Description of the task ▸ Include the line with "39.1, 41.35, 44.6];" and every line before it in the entries below, echoed exactly, but not the pictures.

# Supplied material start

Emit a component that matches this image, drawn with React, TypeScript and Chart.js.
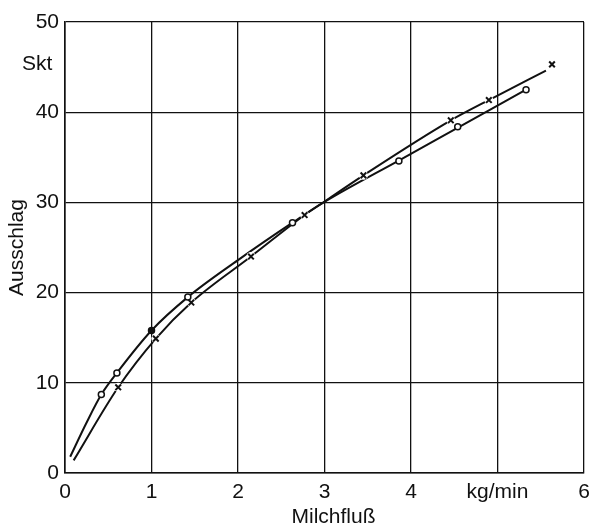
import React, { useEffect, useRef } from "react";
import { Chart, registerables } from "chart.js";

Chart.register(...registerables);

// measured points (circles)
const circleX = [0.42, 0.6, 1.0, 1.42, 2.63, 3.86, 4.54, 5.33];
const circleY = [8.7, 11.1, 15.8, 19.5, 27.75, 34.6, 38.4, 42.5];
// measured points (crosses)
const crossX = [0.615, 1.05, 1.46, 2.15, 2.77, 3.45, 4.46, 4.9, 5.63];
const crossY = [9.5, 14.9, 18.9, 24.0, 28.6, 33.0, 39.1, 41.35, 45.3];
// fitted curve through the circles
const circleCurveX = [0.06, 0.25, 0.42, 0.6, 1.0, 1.42, 2.0, 2.63, 3.0, 3.9, 4.6, 5.33];
const circleCurveY = [1.8, 5.6, 8.7, 11.1, 15.8, 19.5, 23.6, 27.75, 30.05, 34.85, 38.6, 42.5];
// fitted curve through the crosses
const crossCurveX = [0.1, 0.615, 1.05, 1.46, 2.15, 2.77, 3.0, 3.45, 4.46, 4.9, 5.56];
const crossCurveY = [1.4, 9.5, 14.9, 18.9, 24.0, 28.6, 30.1, 33.0, 39.1, 41.35, 44.6];

const xTickValues = [0, 1, 2, 3, 4, 5, 6];
const xTickLabels = ["0", "1", "2", "3", "4", "kg/min", "6"];
const yTickValues = [0, 10, 20, 30, 40, 50];
const yTickLabels = ["0", "10", "20", "30", "40", "50"];
const yUnit = "Skt";
const xTitle = "Milchfluß";
const yTitle = "Ausschlag";

const zip = (xs: number[], ys: number[]) => xs.map((x, i) => ({ x, y: ys[i] }));

const FONT = "'Liberation Sans', Arial, Helvetica, sans-serif";
const FS = 21;

export default function App() {
  const ref = useRef<HTMLCanvasElement | null>(null);

  useEffect(() => {
    document.body.style.margin = "0";
    const canvas = ref.current;
    if (!canvas) return;

    const textPlugin = {
      id: "extraText",
      afterDraw(chart: any) {
        const ctx = chart.ctx;
        const area = chart.chartArea;
        ctx.save();
        ctx.font = `${FS}px ${FONT}`;
        ctx.fillStyle = "#111";
        ctx.textBaseline = "middle";
        ctx.textAlign = "left";
        ctx.fillText(yUnit, 22, 64);
        ctx.textAlign = "center";
        ctx.fillText(xTitle, (area.left + area.right) / 2 + 9, 517);
        ctx.restore();
      },
    };

    const chart = new Chart(canvas, {
      type: "scatter",
      data: {
        datasets: [
          {
            label: "o",
            data: zip(circleX, circleY),
            showLine: false,
            pointStyle: "circle",
            pointRadius: 3,
            pointBorderWidth: 1.5,
            pointBorderColor: "#111",
            pointBackgroundColor: circleX.map((x) => (x === 1.0 ? "#111" : "#fff")),
          },
          {
            label: "x",
            data: zip(crossX, crossY),
            showLine: false,
            pointStyle: "crossRot",
            pointRadius: 4,
            pointBorderWidth: 2,
            pointBorderColor: "#111",
          },
          {
            label: "halo",
            data: zip(crossX, crossY),
            showLine: false,
            pointStyle: "circle",
            pointRadius: 4.5,
            pointBorderWidth: 0,
            pointBackgroundColor: "#fff",
            pointBorderColor: "#fff",
          },
          {
            label: "curve o",
            data: zip(circleCurveX, circleCurveY),
            showLine: true,
            borderColor: "#111",
            borderWidth: 2,
            pointRadius: 0,
            cubicInterpolationMode: "monotone",
          },
          {
            label: "curve x",
            data: zip(crossCurveX, crossCurveY),
            showLine: true,
            borderColor: "#111",
            borderWidth: 2,
            pointRadius: 0,
            cubicInterpolationMode: "monotone",
          },
        ],
      },
      options: {
        responsive: false,
        animation: false,
        events: [],
        layout: { padding: { top: 22, right: 5, left: 0, bottom: 0 } },
        plugins: {
          legend: { display: false },
          tooltip: { enabled: false },
        },
        scales: {
          x: {
            type: "linear",
            min: 0,
            max: 6,
            afterBuildTicks: (scale: any) => {
              scale.ticks = xTickValues.map((v) => ({ value: v }));
            },
            afterFit: (scale: any) => {
              scale.height = 54;
              scale.paddingLeft = 0;
              scale.paddingRight = 0;
            },
            ticks: {
              color: "#111",
              padding: 7,
              maxRotation: 0,
              autoSkip: false,
              font: { family: FONT, size: FS },
              callback: (v: any) => xTickLabels[xTickValues.indexOf(Number(v))],
            },
            grid: { color: "#111", lineWidth: 1.3, drawTicks: false },
            border: { color: "#111", width: 1.6 },
            title: { display: false },
          },
          y: {
            type: "linear",
            min: 0,
            max: 50,
            afterBuildTicks: (scale: any) => {
              scale.ticks = yTickValues.map((v) => ({ value: v }));
            },
            afterFit: (scale: any) => {
              scale.width = 65;
              scale.paddingTop = 0;
              scale.paddingBottom = 0;
            },
            ticks: {
              color: "#111",
              padding: 6,
              autoSkip: false,
              font: { family: FONT, size: FS },
              callback: (v: any) => yTickLabels[yTickValues.indexOf(Number(v))],
            },
            grid: { color: "#111", lineWidth: 1.3, drawTicks: false },
            border: { color: "#111", width: 1.6 },
            title: {
              display: true,
              text: yTitle,
              color: "#111",
              padding: { top: 7, bottom: 0 },
              font: { family: FONT, size: FS, lineHeight: 1 },
            },
          },
        },
      },
      plugins: [textPlugin],
    } as any);

    return () => chart.destroy();
  }, []);

  return (
    <div style={{ position: "fixed", left: 0, top: 0, width: 590, height: 527, background: "#fff" }}>
      <canvas ref={ref} width={590} height={527} />
    </div>
  );
}
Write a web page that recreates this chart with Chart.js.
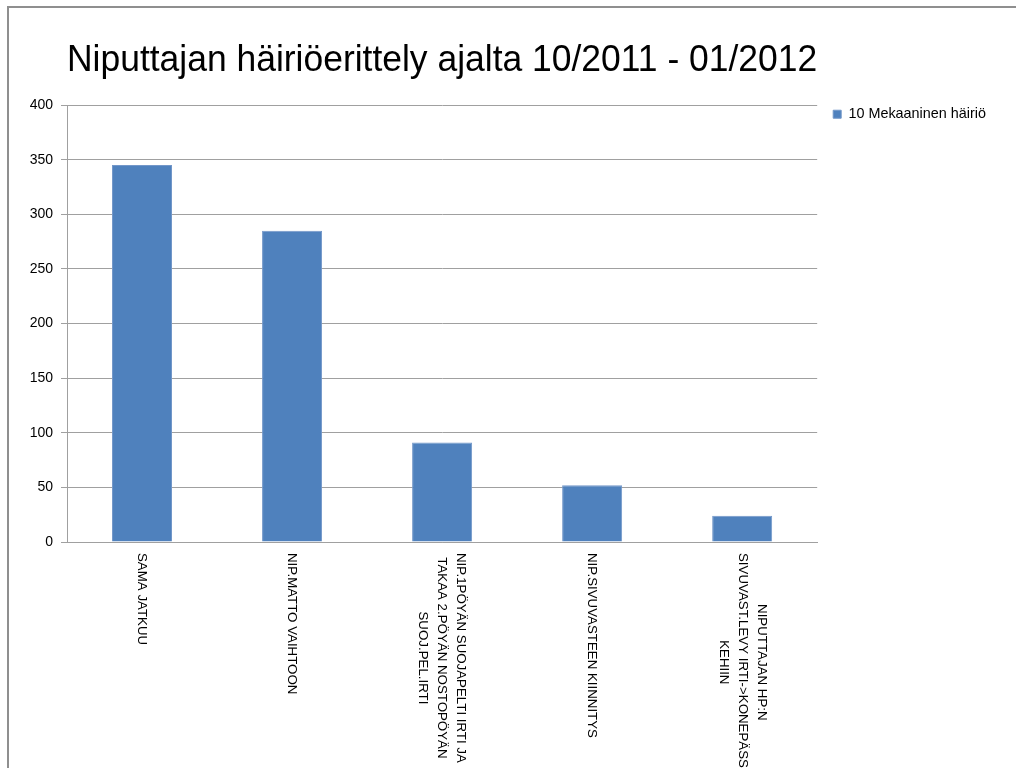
<!DOCTYPE html>
<html>
<head>
<meta charset="utf-8">
<script src="https://cdn.jsdelivr.net/npm/chart.js@4/dist/chart.umd.min.js"></script>
<style>
  html, body { margin: 0; padding: 0; background: #fff; }
  #wrap { position: relative; width: 1016px; height: 768px; overflow: hidden; }
  #frame { position: absolute; left: 7px; top: 6px; width: 1040px; height: 800px;
           border-top: 2px solid #8f8f8f; border-left: 2px solid #8f8f8f; pointer-events: none; }
  canvas { display: block; }
</style>
</head>
<body>
<div id="wrap">
  <canvas id="c" width="1016" height="768"></canvas>
  <div id="frame"></div>
</div>
<script>
const chartTitle = "Niputtajan häiriöerittely ajalta 10/2011 - 01/2012";
const seriesName = "10 Mekaaninen häiriö";
const categories = [
  ["SAMA JATKUU"],
  ["NIP.MATTO VAIHTOON"],
  ["NIP.1PÖYÄN SUOJAPELTI IRTI JA", "TAKAA 2.PÖYÄN NOSTOPÖYÄN", "SUOJ.PEL.IRTI"],
  ["NIP.SIVUVASTEEN KIINNITYS"],
  ["NIPUTTAJAN HP:N", "SIVUVAST.LEVY IRTI->KONEPÄSSI", "KEHIIN"]
];
const values = [345, 285, 91, 52, 24];
const yTicks = [0, 50, 100, 150, 200, 250, 300, 350, 400];

const FONT = "'Liberation Sans', Arial, sans-serif";

const rotatedLabels = {
  id: 'rotatedLabels',
  afterDraw(chart) {
    const xs = chart.scales.x;
    const ctx = chart.ctx;
    const lh = 19;
    ctx.save();
    ctx.font = "13.3px " + FONT;
    ctx.fillStyle = '#000';
    ctx.textAlign = 'center';
    ctx.textBaseline = 'middle';
    chart.data.labels.forEach((lines, i) => {
      const x = xs.getPixelForTick(i);
      const top = xs.top + 11;
      let maxW = 0;
      lines.forEach(l => { maxW = Math.max(maxW, ctx.measureText(l).width); });
      ctx.save();
      ctx.translate(x, top);
      ctx.rotate(Math.PI / 2);
      const n = lines.length;
      lines.forEach((l, j) => {
        ctx.fillText(l, maxW / 2, (j - (n - 1) / 2) * lh);
      });
      ctx.restore();
    });
    ctx.restore();
  }
};

new Chart(document.getElementById('c'), {
  type: 'bar',
  data: {
    labels: categories,
    datasets: [{
      label: seriesName,
      data: values,
      backgroundColor: '#4F81BD',
      borderColor: '#7397c9',
      borderWidth: 1,
      barPercentage: 0.4,
      categoryPercentage: 1.0
    }]
  },
  options: {
    responsive: false,
    animation: false,
    layout: { padding: { left: 0, right: 20, top: 0, bottom: 0 } },
    plugins: {
      title: {
        display: true,
        text: chartTitle,
        align: 'start',
        fullSize: false,
        color: '#000',
        font: { family: FONT, size: 37.6, weight: 'normal', lineHeight: 1.2 },
        padding: { top: 38, bottom: 21.9 }
      },
      legend: {
        display: true,
        position: 'right',
        align: 'start',
        fullSize: false,
        labels: {
          boxWidth: 8,
          boxHeight: 8,
          padding: 2,
          color: '#000',
          font: { family: FONT, size: 14.4 }
        }
      },
      tooltip: { enabled: false }
    },
    scales: {
      x: {
        grid: { display: false },
        border: { display: true, color: '#a0a0a0', width: 1 },
        ticks: { display: false },
        afterFit(s) { s.height = 226; }
      },
      y: {
        min: 0,
        max: 400,
        afterBuildTicks(s) { s.ticks = yTicks.map(v => ({ value: v })); },
        grid: { color: '#a0a0a0', lineWidth: 1, drawTicks: true, tickLength: 6, tickColor: '#a0a0a0' },
        border: { display: true, color: '#a0a0a0', width: 1 },
        ticks: { color: '#000', padding: 8, font: { family: FONT, size: 14 } },
        afterFit(s) { s.width = 67; }
      },
      gap: {
        type: 'linear',
        position: 'right',
        display: true,
        grid: { display: false, drawTicks: false },
        border: { display: false },
        ticks: { display: false },
        afterFit(s) { s.width = 14; }
      }
    }
  },
  plugins: [rotatedLabels]
});
</script>
</body>
</html>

# Supplied material end

The response ▸
Emit a component that matches this image, drawn with React, TypeScript and Chart.js.
import React, { useEffect, useRef } from "react";
import { Chart, registerables } from "chart.js";

Chart.register(...registerables);

// measured points (circles)
const circleX = [0.42, 0.6, 1.0, 1.42, 2.63, 3.86, 4.54, 5.33];
const circleY = [8.7, 11.1, 15.8, 19.5, 27.75, 34.6, 38.4, 42.5];
// measured points (crosses)
const crossX = [0.615, 1.05, 1.46, 2.15, 2.77, 3.45, 4.46, 4.9, 5.63];
const crossY = [9.5, 14.9, 18.9, 24.0, 28.6, 33.0, 39.1, 41.35, 45.3];
// fitted curve through the circles
const circleCurveX = [0.06, 0.25, 0.42, 0.6, 1.0, 1.42, 2.0, 2.63, 3.0, 3.9, 4.6, 5.33];
const circleCurveY = [1.8, 5.6, 8.7, 11.1, 15.8, 19.5, 23.6, 27.75, 30.05, 34.85, 38.6, 42.5];
// fitted curve through the crosses
const crossCurveX = [0.1, 0.615, 1.05, 1.46, 2.15, 2.77, 3.0, 3.45, 4.46, 4.9, 5.56];
const crossCurveY = [1.4, 9.5, 14.9, 18.9, 24.0, 28.6, 30.1, 33.0, 39.1, 41.35, 44.6];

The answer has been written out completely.